Michelle Patrick said it was hard to muster the strength to set up a booth during the Old Port Festival Sunday, just hours after a gunman killed 49 and wounded dozens more at a gay nightclub in Orlando.
“It’s certainly hard to be festive in light of what happened. It’s an incredible tragedy — unimaginable really,” said Patrick, one of two co-chairpeople of the Pride Portland festival steering committee. “It was really hard to be there.”
But as the hours passed, she came to see the value in it. The booth became a beacon for those at the festival looking for comfort, reassuring words and a sense of community in the aftermath of the tragedy.
A small group of women who happened to be visiting Portland from Orlando were among those who gravitated toward the rainbow flags.
“They had friends who go to that club, and they were still waiting to hear from them,” Patrick recalled. “It was important for them to have us there and to have someone they could talk to about it.”
Pride Portland is annually one of the happiest, most colorful events in Maine’s largest city.

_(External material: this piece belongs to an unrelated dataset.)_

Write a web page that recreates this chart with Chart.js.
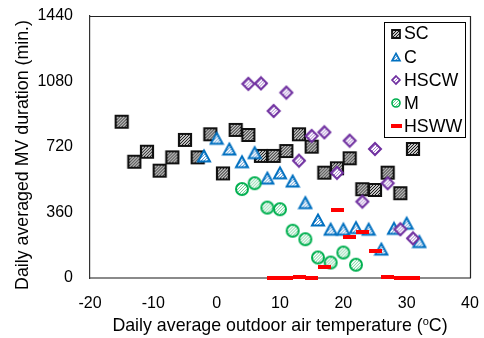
<!DOCTYPE html>
<html>
<head>
<meta charset="utf-8">
<script src="https://cdn.jsdelivr.net/npm/chart.js@4.4.1/dist/chart.umd.min.js"></script>
<style>
  html, body { margin: 0; padding: 0; background: #fff; }
  #wrap { width: 484px; height: 338px; }
</style>
</head>
<body>
<div id="wrap"><canvas id="grafico" width="484" height="338"></canvas></div>
<script>
// series (temperature in oC, duration in min.)
const seriesNames = ['SC', 'C', 'HSCW', 'M', 'HSWW'];

const scTemp = [-15, -13, -11, -9, -7, -5, -3, -1, 1, 3, 5, 7, 9, 11, 13, 15, 17, 19, 21, 23, 25, 27, 29, 31];
const scDur = [859, 639, 694, 590, 663, 759, 663, 790, 575, 814, 786, 671, 671, 698, 790, 722, 579, 603, 658, 488, 484, 579, 466, 709];

const cTemp = [-2, 0, 2, 4, 6, 8, 10, 12, 14, 16, 18, 20, 22, 24, 26, 28, 30, 32];
const cDur = [671, 768, 709, 639, 689, 549, 578, 533, 414, 319, 268, 268, 277, 268, 159, 273, 301, 200];

const hscwTemp = [5, 7, 9, 11, 13, 15, 17, 19, 21, 23, 25, 27, 29, 31];
const hscwDur = [1067, 1070, 918, 1019, 645, 781, 801, 578, 755, 420, 709, 521, 268, 218];

const mTemp = [4, 6, 8, 10, 12, 14, 16, 18, 20, 22];
const mDur = [489, 521, 387, 378, 260, 213, 113, 85, 140, 73];

const hswwTemp = [9, 11, 13, 15, 17, 19, 21, 23, 25, 27, 29, 31];
const hswwDur = [0, 0, 3, 0, 62, 374, 224, 255, 148, 6, 0, 0];

const xTicks = [-20, -10, 0, 10, 20, 30, 40];
const yTicks = [0, 360, 720, 1080, 1440];

const xTitle = 'Daily average outdoor air temperature (';
const xTitleSup = 'o';
const xTitleEnd = 'C)';
const yTitle = 'Daily averaged MV duration (min.)';

const FONT = '"Liberation Sans", Arial, sans-serif';

// hatched marker drawn on a small canvas, used as pointStyle
function makeMarker(kind, size, stroke, bg, hatch, lw) {
    const c = document.createElement('canvas');
    const pad = 2;
    let w = size + pad * 2;
    let h = size + pad * 2;
    if (kind === 'dash') {
        w = size;
        h = Math.max(3, Math.round(size * 0.32));
    }
    c.width = w;
    c.height = h;
    const ctx = c.getContext('2d');
    if (kind === 'dash') {
        ctx.fillStyle = stroke;
        ctx.fillRect(0, 0, w, h);
        return c;
    }
    const cx = w / 2, cy = h / 2, r = size / 2;
    const path = new Path2D();
    if (kind === 'square') {
        path.rect(cx - r, cy - r, size, size);
    } else if (kind === 'triangle') {
        const th = size * 0.9;
        path.moveTo(cx, cy - th / 2);
        path.lineTo(cx + r, cy + th / 2);
        path.lineTo(cx - r, cy + th / 2);
        path.closePath();
    } else if (kind === 'diamond') {
        path.moveTo(cx, cy - r);
        path.lineTo(cx + r, cy);
        path.lineTo(cx, cy + r);
        path.lineTo(cx - r, cy);
        path.closePath();
    } else {
        path.arc(cx, cy, r, 0, Math.PI * 2);
    }
    ctx.save();
    ctx.clip(path);
    ctx.fillStyle = bg;
    ctx.fillRect(0, 0, w, h);
    ctx.strokeStyle = hatch;
    ctx.lineWidth = 1;
    ctx.beginPath();
    for (let k = -h; k < w + h; k += 3) {
        ctx.moveTo(k, h);
        ctx.lineTo(k + h, 0);
    }
    ctx.stroke();
    ctx.restore();
    ctx.strokeStyle = stroke;
    ctx.lineWidth = lw;
    ctx.lineJoin = 'miter';
    ctx.stroke(path);
    return c;
}

const markerDefs = [
    ['square', '#111111', '#c4c4c4', '#1a1a1a', 2.2],
    ['triangle', '#0070C0', '#ffffff', '#5b9bd5', 2],
    ['diamond', '#7030A0', '#ffffff', '#a57fcc', 2],
    ['circle', '#00B050', '#ffffff', '#6fcf97', 2],
    ['dash', '#FF0000', '#FF0000', '#FF0000', 1]
];
const chartMarkers = markerDefs.map(d => makeMarker(d[0], d[0] === 'dash' ? 13 : 12, d[1], d[2], d[3], d[4]));
const legendMarkers = markerDefs.map(d => makeMarker(d[0], d[0] === 'dash' ? 11 : 8, d[1], d[2], d[3], d[4] * 0.8));

function toPoints(xs, ys) {
    return xs.map((x, i) => ({ x: x, y: ys[i] }));
}

const seriesData = [
    toPoints(scTemp, scDur),
    toPoints(cTemp, cDur),
    toPoints(hscwTemp, hscwDur),
    toPoints(mTemp, mDur),
    toPoints(hswwTemp, hswwDur)
];

const frameAndTitles = {
    id: 'frameAndTitles',
    afterDraw(chart) {
        const ctx = chart.ctx;
        const a = chart.chartArea;
        ctx.save();
        // top and right edges of the plot box
        ctx.strokeStyle = '#222';
        ctx.lineWidth = 1.2;
        ctx.beginPath();
        ctx.moveTo(a.left, a.top + 0.5);
        ctx.lineTo(a.right + 0.5, a.top + 0.5);
        ctx.lineTo(a.right + 0.5, a.bottom);
        ctx.stroke();

        // legend box
        const lx = 384.5, ly = 22.5, lw = 81, lh = 115;
        ctx.fillStyle = '#fff';
        ctx.fillRect(lx, ly, lw, lh);
        ctx.strokeStyle = '#000';
        ctx.lineWidth = 1;
        ctx.strokeRect(lx, ly, lw, lh);
        ctx.font = '17.8px ' + FONT;
        ctx.fillStyle = '#000';
        ctx.textBaseline = 'middle';
        ctx.textAlign = 'left';
        chart.data.datasets.forEach((ds, i) => {
            const y = 33.5 + i * 23.2;
            const m = legendMarkers[i];
            ctx.drawImage(m, Math.round(396 - m.width / 2), Math.round(y - m.height / 2));
            ctx.fillText(ds.label, 404, y + 1);
        });

        // x axis title with raised o
        ctx.textBaseline = 'alphabetic';
        const big = '17.8px ' + FONT;
        const small = '11px ' + FONT;
        ctx.font = big;
        const w1 = ctx.measureText(xTitle).width;
        const w3 = ctx.measureText(xTitleEnd).width;
        ctx.font = small;
        const w2 = ctx.measureText(xTitleSup).width;
        let x0 = (a.left + a.right) / 2 - (w1 + w2 + w3) / 2;
        const base = 331;
        ctx.font = big;
        ctx.fillText(xTitle, x0, base);
        ctx.font = small;
        ctx.fillText(xTitleSup, x0 + w1, base - 6);
        ctx.font = big;
        ctx.fillText(xTitleEnd, x0 + w1 + w2, base);

        // y axis title
        ctx.translate(28, 155);
        ctx.rotate(-Math.PI / 2);
        ctx.textAlign = 'center';
        ctx.fillText(yTitle, 0, 0);
        ctx.restore();
    }
};

const config = {
    type: 'scatter',
    data: {
        datasets: seriesNames.map((name, i) => ({
            label: name,
            data: seriesData[i],
            pointStyle: chartMarkers[i],
            pointRadius: 6,
            pointHoverRadius: 6,
            order: 5 - i,
            clip: false
        }))
    },
    options: {
        responsive: false,
        animation: false,
        devicePixelRatio: 1,
        layout: { padding: { left: 0, right: 14, top: 16, bottom: 0 } },
        plugins: {
            legend: { display: false },
            tooltip: { enabled: false }
        },
        scales: {
            x: {
                type: 'linear',
                min: -20,
                max: 40,
                afterFit: s => {
                    s.height = 60;
                    s.paddingLeft = 0;
                    s.paddingRight = 0;
                },
                afterBuildTicks: s => { s.ticks = xTicks.map(v => ({ value: v })); },
                grid: { display: false, drawTicks: false },
                border: { color: '#8a8a8a', width: 2 },
                ticks: {
                    padding: 16,
                    color: '#000',
                    font: { family: FONT, size: 16 },
                    maxRotation: 0,
                    callback: v => String(v)
                }
            },
            y: {
                type: 'linear',
                min: 0,
                max: 1440,
                afterFit: s => {
                    s.width = 90;
                    s.paddingTop = 0;
                    s.paddingBottom = 0;
                },
                afterBuildTicks: s => { s.ticks = yTicks.map(v => ({ value: v })); },
                grid: { display: false, drawTicks: false },
                border: { color: '#333', width: 1.2 },
                ticks: {
                    padding: 17,
                    color: '#000',
                    font: { family: FONT, size: 16 },
                    callback: v => String(v)
                }
            }
        }
    },
    plugins: [frameAndTitles]
};

const grafico = new Chart(document.getElementById('grafico'), config);
</script>
</body>
</html>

This year, the 10 days of events had barely kicked off — the opening party was held Friday night — before the Orlando massacre cast its dark shadow.
Patrick said organizers won’t cancel any activities, although Portland police have acknowledged the need for vigilance with the nightclub shooting still fresh in mind.
But Patrick said this year’s Pride will have to take on something of a healing property.
“As heinous as this is, nobody’s going back in the closet over this. If anything, people are coming out strong to support us,” she said. “Community is really going to be here for each other. I think it’s going to be a healing time.”